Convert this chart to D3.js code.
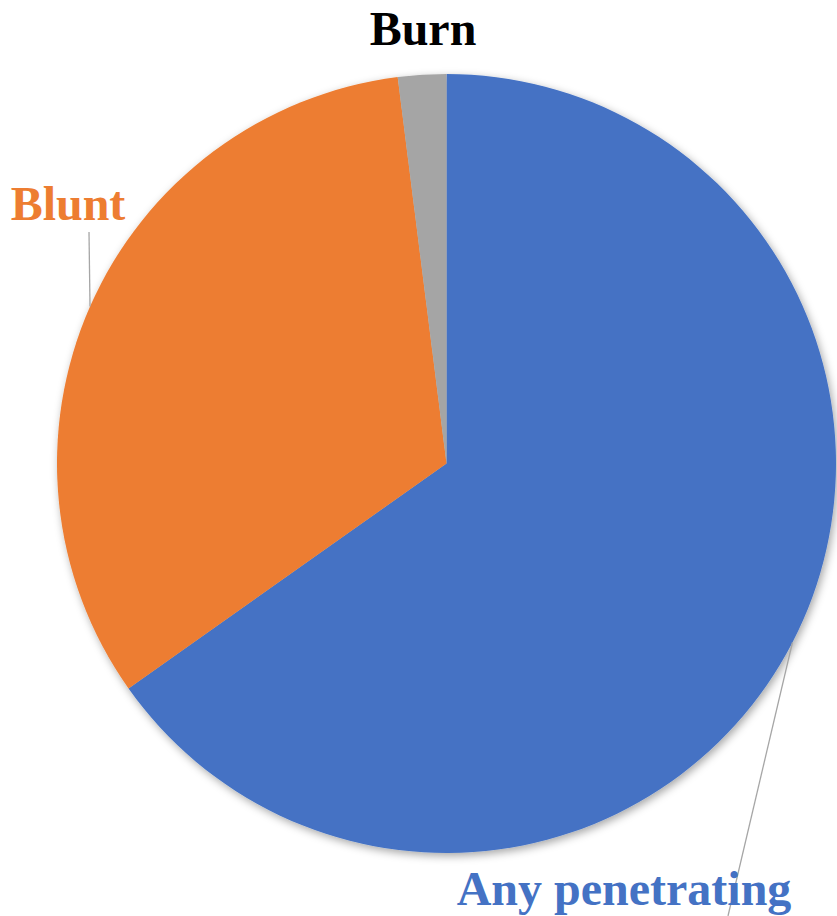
<!DOCTYPE html>
<html>
<head>
<meta charset="utf-8">
<script src="https://cdn.jsdelivr.net/npm/d3@7"></script>
<style>
  html, body { margin: 0; padding: 0; background: #fff; }
  svg { display: block; }
</style>
</head>
<body>
<svg id="chart" width="837" height="916"></svg>
<script>
// Data
const categories = ["Any penetrating", "Blunt", "Burn"];
const values = [65.2, 32.8, 2.0];
const colors = ["#4472C4", "#ED7D31", "#A5A5A5"];
const labelColors = ["#4472C4", "#ED7D31", "#000000"];

// Layout
const W = 837, H = 916;
const cx = 446.5, cy = 463.5, R = 389.5;
// label anchor positions (text anchor point, baseline)
const labelPos = [
  { x: 624, y: 905, anchor: "middle" },
  { x: 68, y: 220, anchor: "middle" },
  { x: 423, y: 45, anchor: "middle" }
];
// leader end points (layout)
const leaderEnd = [
  { x: 728, y: 916 },
  { x: 89, y: 232 },
  null
];

const svg = d3.select("#chart");
const defs = svg.append("defs");
const f = defs.append("filter").attr("id", "shadow")
  .attr("x", "-10%").attr("y", "-10%").attr("width", "120%").attr("height", "120%");
f.append("feDropShadow").attr("dx", 2).attr("dy", 3).attr("stdDeviation", 4)
  .attr("flood-color", "#000").attr("flood-opacity", 0.35);

const pie = d3.pie().sort(null).value(d => d.v).startAngle(0).endAngle(2 * Math.PI);
const data = categories.map((c, i) => ({ c, v: values[i], i }));
const arcs = pie(data);
const arc = d3.arc().innerRadius(0).outerRadius(R);

const g = svg.append("g").attr("transform", `translate(${cx},${cy})`);
g.append("g").attr("filter", "url(#shadow)")
  .selectAll("path").data(arcs).join("path")
  .attr("d", arc)
  .attr("fill", d => colors[d.data.i]);

// leader lines
arcs.forEach(a => {
  const e = leaderEnd[a.data.i];
  if (!e) return;
  const mid = (a.startAngle + a.endAngle) / 2;
  const sx = cx + R * Math.sin(mid);
  const sy = cy - R * Math.cos(mid);
  svg.append("line")
    .attr("x1", sx).attr("y1", sy)
    .attr("x2", e.x).attr("y2", e.y)
    .attr("stroke", "#A6A6A6").attr("stroke-width", 1.3);
});

// labels
svg.selectAll("text.lbl").data(arcs).join("text")
  .attr("class", "lbl")
  .attr("x", d => labelPos[d.data.i].x)
  .attr("y", d => labelPos[d.data.i].y)
  .attr("text-anchor", d => labelPos[d.data.i].anchor)
  .attr("font-family", "'Liberation Serif', 'Times New Roman', serif")
  .attr("font-weight", "bold")
  .attr("font-size", 48)
  .attr("fill", d => labelColors[d.data.i])
  .text(d => d.data.c);
</script>
</body>
</html>
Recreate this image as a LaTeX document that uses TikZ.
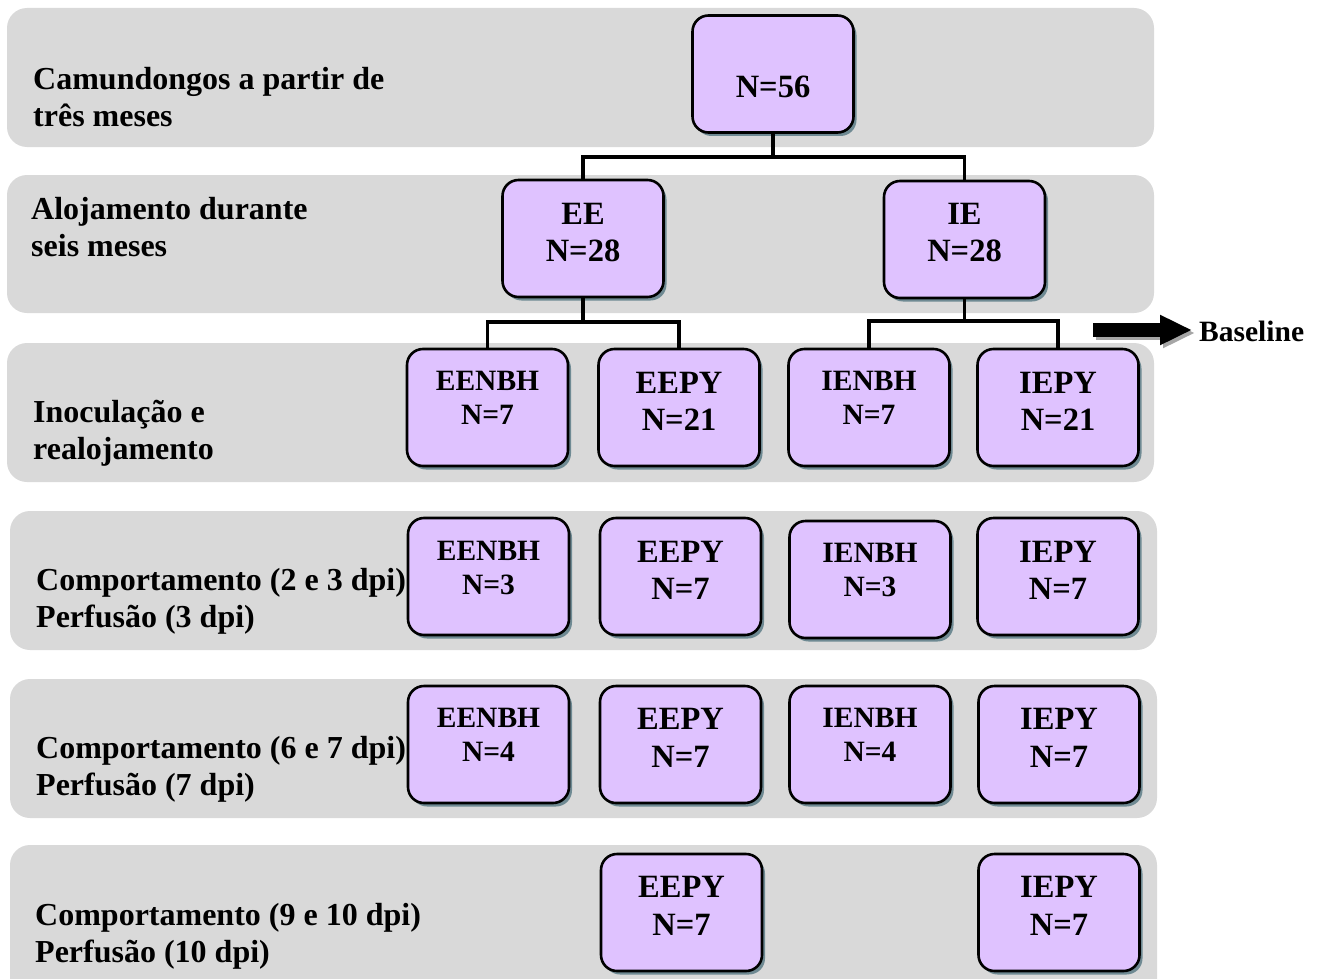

::::::

Task statement: Pictures are to be left out; the records above must be repeated word for word.

Response for this exercise:
Convert this chart to D3.js code.
<!DOCTYPE html>
<html>
<head>
<meta charset="utf-8">
<script src="https://cdn.jsdelivr.net/npm/d3@7"></script>
<style>
  html, body { margin: 0; padding: 0; background: #fff; }
  svg { display: block; }
</style>
</head>
<body>
<svg id="chart" width="837" height="916"></svg>
<script>
// Data
const categories = ["Any penetrating", "Blunt", "Burn"];
const values = [65.2, 32.8, 2.0];
const colors = ["#4472C4", "#ED7D31", "#A5A5A5"];
const labelColors = ["#4472C4", "#ED7D31", "#000000"];

// Layout
const W = 837, H = 916;
const cx = 446.5, cy = 463.5, R = 389.5;
// label anchor positions (text anchor point, baseline)
const labelPos = [
  { x: 624, y: 905, anchor: "middle" },
  { x: 68, y: 220, anchor: "middle" },
  { x: 423, y: 45, anchor: "middle" }
];
// leader end points (layout)
const leaderEnd = [
  { x: 728, y: 916 },
  { x: 89, y: 232 },
  null
];

const svg = d3.select("#chart");
const defs = svg.append("defs");
const f = defs.append("filter").attr("id", "shadow")
  .attr("x", "-10%").attr("y", "-10%").attr("width", "120%").attr("height", "120%");
f.append("feDropShadow").attr("dx", 2).attr("dy", 3).attr("stdDeviation", 4)
  .attr("flood-color", "#000").attr("flood-opacity", 0.35);

const pie = d3.pie().sort(null).value(d => d.v).startAngle(0).endAngle(2 * Math.PI);
const data = categories.map((c, i) => ({ c, v: values[i], i }));
const arcs = pie(data);
const arc = d3.arc().innerRadius(0).outerRadius(R);

const g = svg.append("g").attr("transform", `translate(${cx},${cy})`);
g.append("g").attr("filter", "url(#shadow)")
  .selectAll("path").data(arcs).join("path")
  .attr("d", arc)
  .attr("fill", d => colors[d.data.i]);

// leader lines
arcs.forEach(a => {
  const e = leaderEnd[a.data.i];
  if (!e) return;
  const mid = (a.startAngle + a.endAngle) / 2;
  const sx = cx + R * Math.sin(mid);
  const sy = cy - R * Math.cos(mid);
  svg.append("line")
    .attr("x1", sx).attr("y1", sy)
    .attr("x2", e.x).attr("y2", e.y)
    .attr("stroke", "#A6A6A6").attr("stroke-width", 1.3);
});

// labels
svg.selectAll("text.lbl").data(arcs).join("text")
  .attr("class", "lbl")
  .attr("x", d => labelPos[d.data.i].x)
  .attr("y", d => labelPos[d.data.i].y)
  .attr("text-anchor", d => labelPos[d.data.i].anchor)
  .attr("font-family", "'Liberation Serif', 'Times New Roman', serif")
  .attr("font-weight", "bold")
  .attr("font-size", 48)
  .attr("fill", d => labelColors[d.data.i])
  .text(d => d.data.c);
</script>
</body>
</html>
Recreate this image as a LaTeX document that uses TikZ.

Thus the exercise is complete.